Her early hit recordings included "That Old Black Magic" with Freddie Slack and His Orchestra; "Moonlight in Vermont" with Billy Butterfield's Orchestra; "It Might As Might Be Spring" with Paul Weston and His Orchestra; "All Through the Day," a bestseller in 1946; and "In Love in Vain." "A Tree in the Meadow" was a number one hit in 1948. "Slippin' Around," a duet with Jimmy Wakely, returned her to the top in 1949.
In 1957, she guest-starred on the ABC program "The Guy Mitchell Show." In 1966, she switched to London Records, scoring a later hit with "The Wheel of Hurt."
As her popularity faded, Ms. Whiting relaxed into a cabaret career, performing at Freddy's Supper Club, Arci's Place, The Oak Room and Michael's Pub. "Ms. Whiting has always been a blunt, no-frills interpreter who remains fiercely loyal to the songwriter's intentions," wrote Stephen Holden in a New York Times review. "With that bluntness softened, she allows a pensive vulnerability to peek through."
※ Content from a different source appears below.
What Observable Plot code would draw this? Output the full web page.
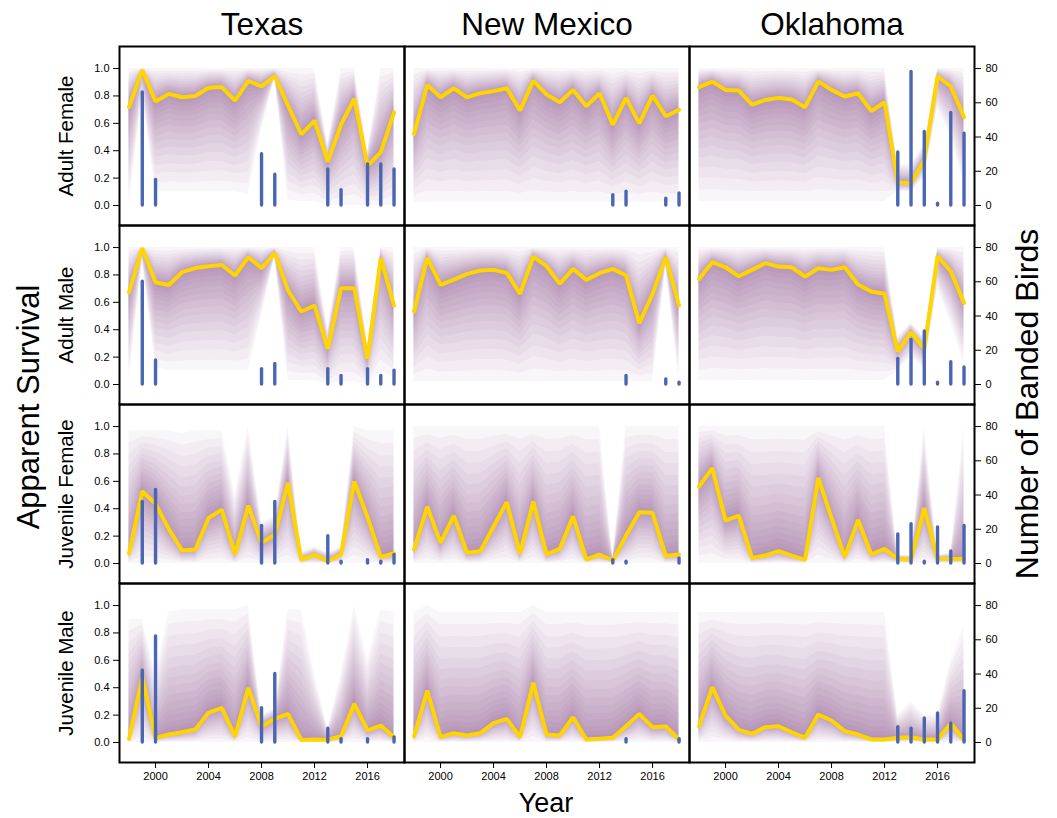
<!DOCTYPE html>
<html><head><meta charset="utf-8">
<script src="https://cdn.jsdelivr.net/npm/d3@7"></script>
<script src="https://cdn.jsdelivr.net/npm/@observablehq/plot@0.6"></script>
<style>body{margin:0;background:#fff} #chart svg{display:block}</style>
</head><body><div id="chart"></div>
<script>
const years = [1998,1999,2000,2001,2002,2003,2004,2005,2006,2007,2008,2009,2010,2011,2012,2013,2014,2015,2016,2017,2018];
const states = ["Texas","New Mexico","Oklahoma"];
const groups = ["Adult Female","Adult Male","Juvenile Female","Juvenile Male"];
const leftTicks = [0,0.2,0.4,0.6,0.8,1.0];
const rightTicks = [0,20,40,60,80];
const yearTicks = [2000,2004,2008,2012,2016];

// ---- Texas ----
const txAF_mean = [0.72,0.99,0.76,0.815,0.79,0.80,0.86,0.865,0.765,0.91,0.87,0.945,0.73,0.52,0.62,0.32,0.59,0.78,0.29,0.39,0.68];
const txAF_lo   = [0.0,0.8,0.1,0.1,0.1,0.1,0.1,0.1,0.1,0.08,0.55,0.93,0.04,0.03,0.03,0.0,0.0,0.0,0.0,0.0,0.0];
const txAF_hi   = [1,1,1,1,1,1,1,1,1,1,1,1,1,1,1,0.45,1,1,0.4,1,1];
const txAF_birdYears = [1999,2000,2008,2009,2013,2014,2016,2017,2018];
const txAF_birds     = [66,15,30,18,21,9,24,24,21];

const txAM_mean = [0.674,0.995,0.747,0.727,0.82,0.85,0.864,0.873,0.796,0.93,0.85,0.96,0.686,0.533,0.577,0.26,0.703,0.703,0.187,0.922,0.577];
const txAM_lo   = [0.03,0.9,0.12,0.1,0.1,0.1,0.1,0.1,0.1,0.1,0.5,0.93,0.03,0.03,0.03,0.0,0.02,0.02,0.0,0.1,0.05];
const txAM_hi   = [1,1,1,1,1,1,1,1,1,1,1,1,1,1,1,0.4,1,1,0.3,1,1];
const txAM_birdYears = [1999,2000,2008,2009,2013,2014,2016,2017,2018];
const txAM_birds     = [60,14,9,12,9,5,9,5,8];

const txJF_mean = [0.075,0.528,0.436,0.253,0.095,0.102,0.333,0.392,0.066,0.423,0.151,0.212,0.589,0.027,0.063,0.017,0.066,0.60,0.338,0.046,0.075];
const txJF_lo   = [0,0,0,0,0,0,0,0,0,0,0,0,0,0,0,0,0,0,0,0,0];
const txJF_hi   = [0.97,0.97,0.97,0.97,0.95,0.97,0.97,0.97,0.5,1.0,0.3,0.35,1.0,0.08,0.12,0.08,0.12,1.0,0.97,0.97,0.97];
const txJF_birdYears = [1999,2000,2008,2009,2013,2014,2016,2017,2018];
const txJF_birds     = [36,43,22,36,16,1,2,1,5];

const txJM_mean = [0.027,0.477,0.034,0.058,0.075,0.095,0.217,0.253,0.044,0.399,0.117,0.173,0.209,0.019,0.022,0.019,0.046,0.282,0.088,0.124,0.039];
const txJM_lo   = [0,0,0,0,0,0,0,0,0,0,0,0,0,0,0,0,0,0,0,0,0];
const txJM_hi   = [0.9,0.9,0.5,0.95,0.97,0.97,0.97,0.97,0.97,1.0,0.2,0.25,0.97,0.97,0.5,0.1,0.5,1.0,0.6,0.97,0.95];
const txJM_birdYears = [1999,2000,2008,2009,2013,2014,2016,2018];
const txJM_birds     = [42,62,20,40,8,2,2,3];

// ---- New Mexico ----
const nmAF_mean = [0.523,0.88,0.79,0.856,0.79,0.82,0.835,0.856,0.693,0.912,0.81,0.754,0.844,0.725,0.82,0.589,0.786,0.60,0.803,0.652,0.698];
const nmAF_lo   = [0.02,0.02,0.02,0.02,0.02,0.02,0.02,0.02,0.02,0.02,0.02,0.02,0.02,0.02,0.02,0.02,0.02,0.02,0.02,0.02,0.02];
const nmAF_hi   = [1,1,1,1,1,1,1,1,1,1,1,1,1,1,1,1,1,1,1,1,1];
const nmAF_birdYears = [2013,2014,2017,2018];
const nmAF_birds     = [6,8,4,7];

const nmAM_mean = [0.533,0.925,0.727,0.766,0.808,0.832,0.837,0.815,0.662,0.934,0.864,0.735,0.844,0.764,0.813,0.844,0.796,0.448,0.662,0.929,0.577];
const nmAM_lo   = [0.02,0.02,0.02,0.02,0.02,0.02,0.02,0.02,0.02,0.02,0.02,0.02,0.02,0.02,0.02,0.02,0.02,0.02,0.02,0.85,0.02];
const nmAM_hi   = [1,1,1,1,1,1,1,1,1,1,1,1,1,1,1,1,1,1,1,1,1];
const nmAM_birdYears = [2014,2017,2018];
const nmAM_birds     = [5,3,1];

const nmJF_mean = [0.102,0.416,0.151,0.35,0.078,0.09,0.27,0.448,0.071,0.453,0.066,0.107,0.345,0.029,0.066,0.022,0.204,0.375,0.37,0.054,0.066];
const nmJF_lo   = [0,0,0,0,0,0,0,0,0,0,0,0,0,0,0,0,0,0,0,0,0];
const nmJF_hi   = [1,1,1,1,1,1,1,1,1,1,1,1,1,1,1,0.05,1,1,1,1,1];
const nmJF_birdYears = [2013,2014,2018];
const nmJF_birds     = [2,1,3];

const nmJM_mean = [0.046,0.38,0.039,0.068,0.051,0.068,0.141,0.173,0.039,0.436,0.058,0.051,0.185,0.022,0.027,0.034,0.119,0.209,0.112,0.117,0.022];
const nmJM_lo   = [0,0,0,0,0,0,0,0,0,0,0,0,0,0,0,0,0,0,0,0,0];
const nmJM_hi   = [0.95,1,0.95,0.95,0.95,0.95,0.95,0.95,0.95,1,0.95,0.95,0.95,0.95,0.95,0.95,0.95,0.95,0.95,0.95,0.95];
const nmJM_birdYears = [2014,2018];
const nmJM_birds     = [2,2];

// ---- Oklahoma ----
const okAF_mean = [0.864,0.905,0.844,0.839,0.737,0.771,0.786,0.774,0.718,0.905,0.844,0.796,0.82,0.689,0.754,0.17,0.16,0.333,0.944,0.869,0.645];
const okAF_lo   = [0.03,0.03,0.03,0.03,0.03,0.03,0.03,0.03,0.03,0.03,0.03,0.03,0.03,0.03,0.03,0.1,0.1,0.2,0.7,0.5,0.15];
const okAF_hi   = [1,1,1,1,1,1,1,1,1,1,1,1,1,1,1,0.3,0.3,0.45,1,1,1];
const okAF_birdYears = [2013,2014,2015,2016,2017,2018];
const okAF_birds     = [31,78,43,1,54,42];

const okAM_mean = [0.771,0.893,0.856,0.79,0.837,0.886,0.861,0.856,0.788,0.849,0.837,0.856,0.73,0.679,0.662,0.241,0.382,0.26,0.937,0.827,0.596];
const okAM_lo   = [0.03,0.03,0.03,0.03,0.03,0.03,0.03,0.03,0.03,0.03,0.03,0.03,0.03,0.03,0.03,0.1,0.2,0.12,0.7,0.45,0.15];
const okAM_hi   = [1,1,1,1,1,1,1,1,1,1,1,1,1,1,1,0.35,0.45,0.35,1,1,1];
const okAM_birdYears = [2013,2014,2015,2016,2017,2018];
const okAM_birds     = [15,26,31,1,13,10];

const okJF_mean = [0.562,0.696,0.314,0.35,0.041,0.058,0.09,0.058,0.027,0.625,0.333,0.046,0.319,0.066,0.107,0.034,0.027,0.406,0.034,0.032,0.032];
const okJF_lo   = [0,0,0,0,0,0,0,0,0,0,0,0,0,0,0,0,0,0,0,0,0];
const okJF_hi   = [1,1,1,1,1,1,1,1,1,1,1,1,1,1,1,0.06,0.06,1,0.06,0.08,1];
const okJF_birdYears = [2013,2014,2015,2016,2017,2018];
const okJF_birds     = [17,23,1,21,7,22];

const okJM_mean = [0.119,0.404,0.197,0.092,0.063,0.112,0.119,0.075,0.034,0.204,0.161,0.083,0.058,0.022,0.022,0.034,0.039,0.022,0.022,0.141,0.019];
const okJM_lo   = [0,0,0,0,0,0,0,0,0,0,0,0,0,0,0,0,0,0,0,0,0];
const okJM_hi   = [0.95,0.95,0.95,0.95,0.95,0.95,0.95,0.95,0.95,0.95,0.95,0.95,0.95,0.95,0.95,0.2,0.3,0.2,0.2,0.6,0.85];
const okJM_birdYears = [2013,2014,2015,2016,2017,2018];
const okJM_birds     = [9,8,14,17,11,30];

const panels = [
  ["Texas","Adult Female",txAF_mean,txAF_lo,txAF_hi,txAF_birdYears,txAF_birds],
  ["Texas","Adult Male",txAM_mean,txAM_lo,txAM_hi,txAM_birdYears,txAM_birds],
  ["Texas","Juvenile Female",txJF_mean,txJF_lo,txJF_hi,txJF_birdYears,txJF_birds],
  ["Texas","Juvenile Male",txJM_mean,txJM_lo,txJM_hi,txJM_birdYears,txJM_birds],
  ["New Mexico","Adult Female",nmAF_mean,nmAF_lo,nmAF_hi,nmAF_birdYears,nmAF_birds],
  ["New Mexico","Adult Male",nmAM_mean,nmAM_lo,nmAM_hi,nmAM_birdYears,nmAM_birds],
  ["New Mexico","Juvenile Female",nmJF_mean,nmJF_lo,nmJF_hi,nmJF_birdYears,nmJF_birds],
  ["New Mexico","Juvenile Male",nmJM_mean,nmJM_lo,nmJM_hi,nmJM_birdYears,nmJM_birds],
  ["Oklahoma","Adult Female",okAF_mean,okAF_lo,okAF_hi,okAF_birdYears,okAF_birds],
  ["Oklahoma","Adult Male",okAM_mean,okAM_lo,okAM_hi,okAM_birdYears,okAM_birds],
  ["Oklahoma","Juvenile Female",okJF_mean,okJF_lo,okJF_hi,okJF_birdYears,okJF_birds],
  ["Oklahoma","Juvenile Male",okJM_mean,okJM_lo,okJM_hi,okJM_birdYears,okJM_birds]
];

const survival = [];
const banded = [];
for (const [state, group, mean, lo, hi, by, bc] of panels) {
  years.forEach((year, i) => survival.push({state, group, year, mean: mean[i], lo: lo[i], hi: hi[i]}));
  by.forEach((year, i) => banded.push({state, group, year, count: bc[i]}));
}

const COUNT_MAX = 80; // right axis 80 aligns with survival 1.0
// nested translucent layers (outer bound -> near the mean) render the soft posterior fan
const bandLevels = [1, 0.9, 0.8, 0.71, 0.62, 0.54, 0.46, 0.39, 0.32, 0.26, 0.2, 0.15, 0.1, 0.06, 0.03];
const purple = "#7a2a7c";

const bands = bandLevels.map(f => Plot.areaY(survival, {
  x: "year",
  y1: d => d.mean - f * (d.mean - d.lo),
  y2: d => d.mean + f * (d.hi - d.mean),
  fx: "state", fy: "group",
  fill: purple, fillOpacity: 0.042, curve: "linear"
}));

const FONT = "'Liberation Sans', Arial, sans-serif";

const chart = Plot.plot({
  width: 1057, height: 818,
  marginLeft: 119, marginRight: 83, marginTop: 46, marginBottom: 56,
  style: {fontFamily: FONT, background: "#fff", color: "#000"},
  fx: {domain: states, padding: 0, label: null},
  fy: {domain: groups, padding: 0, label: null},
  x: {domain: [1997.28, 2018.79]},
  y: {domain: [-0.146, 1.161]},
  marks: [
    ...bands,
    Plot.line(survival, {x: "year", y: "mean", fx: "state", fy: "group", stroke: "#FFD500", strokeWidth: 4, strokeLinejoin: "miter"}),
    Plot.ruleX(banded, {x: "year", y1: 0, y2: d => d.count / COUNT_MAX, fx: "state", fy: "group", stroke: "#4a66b3", strokeWidth: 3.4, strokeLinecap: "round"}),
    Plot.axisY({anchor: "left", ticks: leftTicks, tickFormat: d3.format(".1f"), tickSize: 6, tickPadding: 4, fontSize: 11, label: null}),
    Plot.axisY({anchor: "right", ticks: rightTicks.map(v => v / COUNT_MAX), tickFormat: d => String(Math.round(d * COUNT_MAX)), tickSize: 6, tickPadding: 5, fontSize: 11, label: null}),
    Plot.axisX({anchor: "bottom", ticks: yearTicks, tickFormat: d => String(d), tickSize: 6, tickPadding: 4, fontSize: 11, label: null}),
    Plot.axisFx({anchor: "top", label: null, tickSize: 0, tickPadding: 12, fontSize: 31.5}),
    Plot.axisFy({anchor: "left", label: null, tickSize: 0, tickPadding: 53, fontSize: 20.5, rotate: -90, textAnchor: "middle"}),
    Plot.frame({stroke: "#000", strokeWidth: 2})
  ]
});

document.getElementById("chart").appendChild(chart);

const svg = d3.select(chart);
svg.append("text").attr("transform", "translate(31,407) rotate(-90)")
  .attr("text-anchor", "middle").attr("dominant-baseline", "middle")
  .attr("font-size", 31).attr("font-family", FONT).text("Apparent Survival");
svg.append("text").attr("transform", "translate(1030,404) rotate(-90)")
  .attr("text-anchor", "middle").attr("dominant-baseline", "middle")
  .attr("font-size", 32).attr("font-family", FONT).text("Number of Banded Birds");
svg.append("text").attr("x", 546).attr("y", 805)
  .attr("text-anchor", "middle").attr("dominant-baseline", "middle")
  .attr("font-size", 27).attr("font-family", FONT).text("Year");
</script>
</body></html>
She received a burst of renewed attention when she starred in the Johnny Mercer revue Dream in 1997. The show did not last long, but Ms. Whiting received admiring notices. "Dream leans most heavily on the veteran pop singer Margaret Whiting to provide an emotional context for Mercer's work," wrote Peter Marks in the Times. "Her father, Richard, was one of Mercer's songwriting partners, and she introduced some of the lyric writer's best-known songs, like 'That Old Black Magic.' As a result, you do mist a bit at her first appearance, an old pro sitting at a table with a glass of Scotch and singing that sublime bar-closer, 'One for My Baby.' Ms. Whiting is authentic, and each time she enters, the show becomes significant. Her throaty vocals have the texture of real life." "Margaret Whiting was the heart and soul of the Broadway production of Dream," Susan L. Schulman, the general press rep for the show, told Playbill.com on Jan. 11. "She adored Johnny Mercer who had helped shape her early career and was, by that time, the head of the Johnny Mercer Foundation. The first day of rehearsal she shared wonderful personal stories about Mercer with the cast. She was the consummate professional during that troubled production and led by example. She was one of the easiest stars I've ever worked with, happy to perform with John Pizzarelli wherever and whenever I asked. She loved being part of the Broadway community after so many years as a solo performer. And she stopped the show every night with her rendition of 'My Shining Hour.' I thought she was terrific on stage and off."
The singer was much-married. She wed producer Hubbel Robinson Jr. in 1948; pianist Lou Busch in 1951; John Richard Moore, a founder of Panavision, in 1958. Her most sensational marriage, however, came late in life when she met and married the much-younger, gay porn stay Jack Wrangler in 1994. The union proved her longest. Wrangler reportedly protested, "But I'm gay!," to which Whiting reportedly replied, "Only around the edges, dear." He went on to produce and direct many of her cabaret shows. They stayed together until his death in 2009.